Data ->
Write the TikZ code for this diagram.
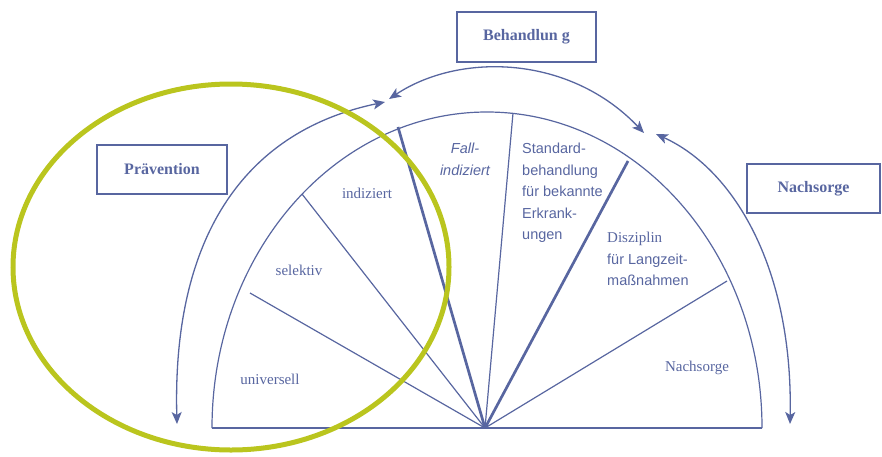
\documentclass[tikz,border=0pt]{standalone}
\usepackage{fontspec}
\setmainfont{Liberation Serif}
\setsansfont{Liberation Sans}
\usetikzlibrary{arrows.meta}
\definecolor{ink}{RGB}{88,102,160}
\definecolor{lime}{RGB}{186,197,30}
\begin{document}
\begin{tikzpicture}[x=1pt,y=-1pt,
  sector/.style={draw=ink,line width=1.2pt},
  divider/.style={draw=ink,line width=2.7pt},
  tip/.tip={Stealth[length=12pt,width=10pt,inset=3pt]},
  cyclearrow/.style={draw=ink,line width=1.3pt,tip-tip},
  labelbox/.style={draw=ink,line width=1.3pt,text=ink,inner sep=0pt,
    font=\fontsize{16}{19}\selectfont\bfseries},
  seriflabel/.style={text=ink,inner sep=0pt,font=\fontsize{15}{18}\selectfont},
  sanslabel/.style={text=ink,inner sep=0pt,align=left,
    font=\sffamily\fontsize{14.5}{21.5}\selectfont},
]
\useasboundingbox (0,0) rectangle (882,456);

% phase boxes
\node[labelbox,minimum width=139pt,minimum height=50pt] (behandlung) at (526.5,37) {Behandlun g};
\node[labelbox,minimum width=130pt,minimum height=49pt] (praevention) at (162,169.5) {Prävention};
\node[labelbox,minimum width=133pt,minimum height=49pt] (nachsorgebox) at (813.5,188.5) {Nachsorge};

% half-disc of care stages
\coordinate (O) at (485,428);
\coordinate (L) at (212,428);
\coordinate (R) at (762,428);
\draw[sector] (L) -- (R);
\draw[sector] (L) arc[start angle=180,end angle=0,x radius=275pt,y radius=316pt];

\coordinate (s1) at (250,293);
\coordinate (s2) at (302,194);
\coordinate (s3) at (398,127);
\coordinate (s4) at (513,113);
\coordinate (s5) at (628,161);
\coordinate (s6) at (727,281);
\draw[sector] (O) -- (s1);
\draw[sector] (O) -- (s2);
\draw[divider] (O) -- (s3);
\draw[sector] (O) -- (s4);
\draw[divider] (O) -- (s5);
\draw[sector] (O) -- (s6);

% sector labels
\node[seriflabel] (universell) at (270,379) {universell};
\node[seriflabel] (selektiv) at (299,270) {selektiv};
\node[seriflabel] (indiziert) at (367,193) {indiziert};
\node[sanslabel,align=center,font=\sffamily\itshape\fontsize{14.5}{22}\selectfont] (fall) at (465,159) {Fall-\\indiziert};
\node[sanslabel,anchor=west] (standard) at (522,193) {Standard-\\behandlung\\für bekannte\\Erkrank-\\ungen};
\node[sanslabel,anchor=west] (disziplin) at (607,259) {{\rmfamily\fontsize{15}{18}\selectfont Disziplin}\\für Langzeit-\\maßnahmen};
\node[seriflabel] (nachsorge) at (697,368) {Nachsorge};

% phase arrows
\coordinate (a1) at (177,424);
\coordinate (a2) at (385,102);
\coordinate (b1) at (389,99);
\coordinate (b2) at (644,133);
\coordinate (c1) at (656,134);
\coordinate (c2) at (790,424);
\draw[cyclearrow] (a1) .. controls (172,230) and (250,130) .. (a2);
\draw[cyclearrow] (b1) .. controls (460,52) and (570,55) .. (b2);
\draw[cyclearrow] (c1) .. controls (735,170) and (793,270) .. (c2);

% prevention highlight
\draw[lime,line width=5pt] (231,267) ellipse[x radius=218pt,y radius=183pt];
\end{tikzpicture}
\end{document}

Required work ->
Reproduce the data above in full, exactly as it is, with the pictures left out.

Result of this task ->
Write the TikZ code for this diagram.
\documentclass[tikz,border=0pt]{standalone}
\usepackage{fontspec}
\setmainfont{Liberation Serif}
\setsansfont{Liberation Sans}
\usetikzlibrary{arrows.meta}
\definecolor{ink}{RGB}{88,102,160}
\definecolor{lime}{RGB}{186,197,30}
\begin{document}
\begin{tikzpicture}[x=1pt,y=-1pt,
  sector/.style={draw=ink,line width=1.2pt},
  divider/.style={draw=ink,line width=2.7pt},
  tip/.tip={Stealth[length=12pt,width=10pt,inset=3pt]},
  cyclearrow/.style={draw=ink,line width=1.3pt,tip-tip},
  labelbox/.style={draw=ink,line width=1.3pt,text=ink,inner sep=0pt,
    font=\fontsize{16}{19}\selectfont\bfseries},
  seriflabel/.style={text=ink,inner sep=0pt,font=\fontsize{15}{18}\selectfont},
  sanslabel/.style={text=ink,inner sep=0pt,align=left,
    font=\sffamily\fontsize{14.5}{21.5}\selectfont},
]
\useasboundingbox (0,0) rectangle (882,456);

% phase boxes
\node[labelbox,minimum width=139pt,minimum height=50pt] (behandlung) at (526.5,37) {Behandlun g};
\node[labelbox,minimum width=130pt,minimum height=49pt] (praevention) at (162,169.5) {Prävention};
\node[labelbox,minimum width=133pt,minimum height=49pt] (nachsorgebox) at (813.5,188.5) {Nachsorge};

% half-disc of care stages
\coordinate (O) at (485,428);
\coordinate (L) at (212,428);
\coordinate (R) at (762,428);
\draw[sector] (L) -- (R);
\draw[sector] (L) arc[start angle=180,end angle=0,x radius=275pt,y radius=316pt];

\coordinate (s1) at (250,293);
\coordinate (s2) at (302,194);
\coordinate (s3) at (398,127);
\coordinate (s4) at (513,113);
\coordinate (s5) at (628,161);
\coordinate (s6) at (727,281);
\draw[sector] (O) -- (s1);
\draw[sector] (O) -- (s2);
\draw[divider] (O) -- (s3);
\draw[sector] (O) -- (s4);
\draw[divider] (O) -- (s5);
\draw[sector] (O) -- (s6);

% sector labels
\node[seriflabel] (universell) at (270,379) {universell};
\node[seriflabel] (selektiv) at (299,270) {selektiv};
\node[seriflabel] (indiziert) at (367,193) {indiziert};
\node[sanslabel,align=center,font=\sffamily\itshape\fontsize{14.5}{22}\selectfont] (fall) at (465,159) {Fall-\\indiziert};
\node[sanslabel,anchor=west] (standard) at (522,193) {Standard-\\behandlung\\für bekannte\\Erkrank-\\ungen};
\node[sanslabel,anchor=west] (disziplin) at (607,259) {{\rmfamily\fontsize{15}{18}\selectfont Disziplin}\\für Langzeit-\\maßnahmen};
\node[seriflabel] (nachsorge) at (697,368) {Nachsorge};

% phase arrows
\coordinate (a1) at (177,424);
\coordinate (a2) at (385,102);
\coordinate (b1) at (389,99);
\coordinate (b2) at (644,133);
\coordinate (c1) at (656,134);
\coordinate (c2) at (790,424);
\draw[cyclearrow] (a1) .. controls (172,230) and (250,130) .. (a2);
\draw[cyclearrow] (b1) .. controls (460,52) and (570,55) .. (b2);
\draw[cyclearrow] (c1) .. controls (735,170) and (793,270) .. (c2);

% prevention highlight
\draw[lime,line width=5pt] (231,267) ellipse[x radius=218pt,y radius=183pt];
\end{tikzpicture}
\end{document}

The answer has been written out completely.